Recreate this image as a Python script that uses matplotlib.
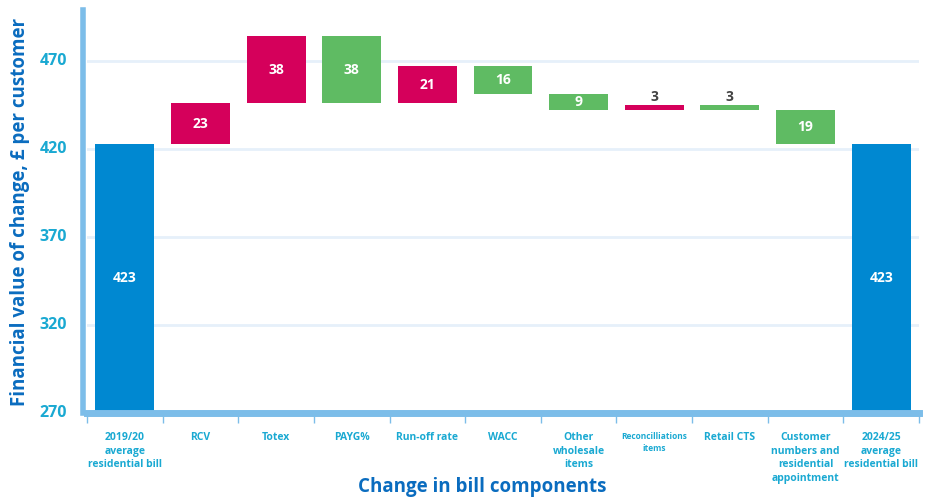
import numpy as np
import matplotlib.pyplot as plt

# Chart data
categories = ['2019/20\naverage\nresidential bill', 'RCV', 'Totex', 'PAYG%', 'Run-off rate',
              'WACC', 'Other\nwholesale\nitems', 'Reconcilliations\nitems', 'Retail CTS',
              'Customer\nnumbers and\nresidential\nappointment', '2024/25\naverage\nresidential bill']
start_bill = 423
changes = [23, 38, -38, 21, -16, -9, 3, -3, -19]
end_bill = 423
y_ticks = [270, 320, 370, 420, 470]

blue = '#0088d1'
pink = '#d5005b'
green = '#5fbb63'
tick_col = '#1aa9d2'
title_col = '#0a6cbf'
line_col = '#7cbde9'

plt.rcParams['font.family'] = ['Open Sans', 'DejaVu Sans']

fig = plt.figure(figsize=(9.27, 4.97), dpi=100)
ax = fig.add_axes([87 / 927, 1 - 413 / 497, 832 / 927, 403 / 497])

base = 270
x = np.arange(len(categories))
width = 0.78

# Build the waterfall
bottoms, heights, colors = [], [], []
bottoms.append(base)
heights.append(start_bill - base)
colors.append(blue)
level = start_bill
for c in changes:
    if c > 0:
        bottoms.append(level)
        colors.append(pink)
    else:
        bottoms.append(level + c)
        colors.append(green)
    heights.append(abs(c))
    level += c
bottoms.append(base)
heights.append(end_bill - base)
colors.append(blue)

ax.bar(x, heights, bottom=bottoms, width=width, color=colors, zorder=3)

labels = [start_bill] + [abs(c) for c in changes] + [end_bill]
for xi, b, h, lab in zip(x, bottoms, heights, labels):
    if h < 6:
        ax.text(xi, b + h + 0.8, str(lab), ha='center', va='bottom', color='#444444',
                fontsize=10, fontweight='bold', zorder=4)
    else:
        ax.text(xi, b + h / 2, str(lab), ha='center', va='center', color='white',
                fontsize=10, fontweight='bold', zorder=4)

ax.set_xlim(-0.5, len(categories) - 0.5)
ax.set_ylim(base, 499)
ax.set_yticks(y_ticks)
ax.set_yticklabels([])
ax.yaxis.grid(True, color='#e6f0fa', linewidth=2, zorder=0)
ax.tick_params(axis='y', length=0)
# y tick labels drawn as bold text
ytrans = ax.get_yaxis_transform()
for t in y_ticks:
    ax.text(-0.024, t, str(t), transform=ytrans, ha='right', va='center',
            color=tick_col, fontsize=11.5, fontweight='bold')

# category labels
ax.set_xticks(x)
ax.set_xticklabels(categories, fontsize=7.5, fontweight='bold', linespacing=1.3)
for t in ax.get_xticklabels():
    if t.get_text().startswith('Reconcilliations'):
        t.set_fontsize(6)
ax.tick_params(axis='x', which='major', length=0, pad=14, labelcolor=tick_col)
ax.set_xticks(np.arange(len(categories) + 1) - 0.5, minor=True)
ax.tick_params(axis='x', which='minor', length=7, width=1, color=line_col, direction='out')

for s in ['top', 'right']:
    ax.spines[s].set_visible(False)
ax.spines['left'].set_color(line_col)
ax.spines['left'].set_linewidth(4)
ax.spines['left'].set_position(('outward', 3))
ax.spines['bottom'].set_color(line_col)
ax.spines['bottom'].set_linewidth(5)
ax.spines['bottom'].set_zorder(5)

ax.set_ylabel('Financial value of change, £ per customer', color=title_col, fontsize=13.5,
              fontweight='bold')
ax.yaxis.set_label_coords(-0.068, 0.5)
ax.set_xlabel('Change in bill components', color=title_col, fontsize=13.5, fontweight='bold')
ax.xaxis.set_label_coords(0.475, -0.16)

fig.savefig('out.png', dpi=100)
□ □ □
» DIRECTIVE: Omit the pictures, then output the rest of the listing exactly.

» SOLUTION FOR THIS PROBLEM:
Recreate this image as a Python script that uses matplotlib.
import numpy as np
import matplotlib.pyplot as plt

# Chart data
categories = ['2019/20\naverage\nresidential bill', 'RCV', 'Totex', 'PAYG%', 'Run-off rate',
              'WACC', 'Other\nwholesale\nitems', 'Reconcilliations\nitems', 'Retail CTS',
              'Customer\nnumbers and\nresidential\nappointment', '2024/25\naverage\nresidential bill']
start_bill = 423
changes = [23, 38, -38, 21, -16, -9, 3, -3, -19]
end_bill = 423
y_ticks = [270, 320, 370, 420, 470]

blue = '#0088d1'
pink = '#d5005b'
green = '#5fbb63'
tick_col = '#1aa9d2'
title_col = '#0a6cbf'
line_col = '#7cbde9'

plt.rcParams['font.family'] = ['Open Sans', 'DejaVu Sans']

fig = plt.figure(figsize=(9.27, 4.97), dpi=100)
ax = fig.add_axes([87 / 927, 1 - 413 / 497, 832 / 927, 403 / 497])

base = 270
x = np.arange(len(categories))
width = 0.78

# Build the waterfall
bottoms, heights, colors = [], [], []
bottoms.append(base)
heights.append(start_bill - base)
colors.append(blue)
level = start_bill
for c in changes:
    if c > 0:
        bottoms.append(level)
        colors.append(pink)
    else:
        bottoms.append(level + c)
        colors.append(green)
    heights.append(abs(c))
    level += c
bottoms.append(base)
heights.append(end_bill - base)
colors.append(blue)

ax.bar(x, heights, bottom=bottoms, width=width, color=colors, zorder=3)

labels = [start_bill] + [abs(c) for c in changes] + [end_bill]
for xi, b, h, lab in zip(x, bottoms, heights, labels):
    if h < 6:
        ax.text(xi, b + h + 0.8, str(lab), ha='center', va='bottom', color='#444444',
                fontsize=10, fontweight='bold', zorder=4)
    else:
        ax.text(xi, b + h / 2, str(lab), ha='center', va='center', color='white',
                fontsize=10, fontweight='bold', zorder=4)

ax.set_xlim(-0.5, len(categories) - 0.5)
ax.set_ylim(base, 499)
ax.set_yticks(y_ticks)
ax.set_yticklabels([])
ax.yaxis.grid(True, color='#e6f0fa', linewidth=2, zorder=0)
ax.tick_params(axis='y', length=0)
# y tick labels drawn as bold text
ytrans = ax.get_yaxis_transform()
for t in y_ticks:
    ax.text(-0.024, t, str(t), transform=ytrans, ha='right', va='center',
            color=tick_col, fontsize=11.5, fontweight='bold')

# category labels
ax.set_xticks(x)
ax.set_xticklabels(categories, fontsize=7.5, fontweight='bold', linespacing=1.3)
for t in ax.get_xticklabels():
    if t.get_text().startswith('Reconcilliations'):
        t.set_fontsize(6)
ax.tick_params(axis='x', which='major', length=0, pad=14, labelcolor=tick_col)
ax.set_xticks(np.arange(len(categories) + 1) - 0.5, minor=True)
ax.tick_params(axis='x', which='minor', length=7, width=1, color=line_col, direction='out')

for s in ['top', 'right']:
    ax.spines[s].set_visible(False)
ax.spines['left'].set_color(line_col)
ax.spines['left'].set_linewidth(4)
ax.spines['left'].set_position(('outward', 3))
ax.spines['bottom'].set_color(line_col)
ax.spines['bottom'].set_linewidth(5)
ax.spines['bottom'].set_zorder(5)

ax.set_ylabel('Financial value of change, £ per customer', color=title_col, fontsize=13.5,
              fontweight='bold')
ax.yaxis.set_label_coords(-0.068, 0.5)
ax.set_xlabel('Change in bill components', color=title_col, fontsize=13.5, fontweight='bold')
ax.xaxis.set_label_coords(0.475, -0.16)

fig.savefig('out.png', dpi=100)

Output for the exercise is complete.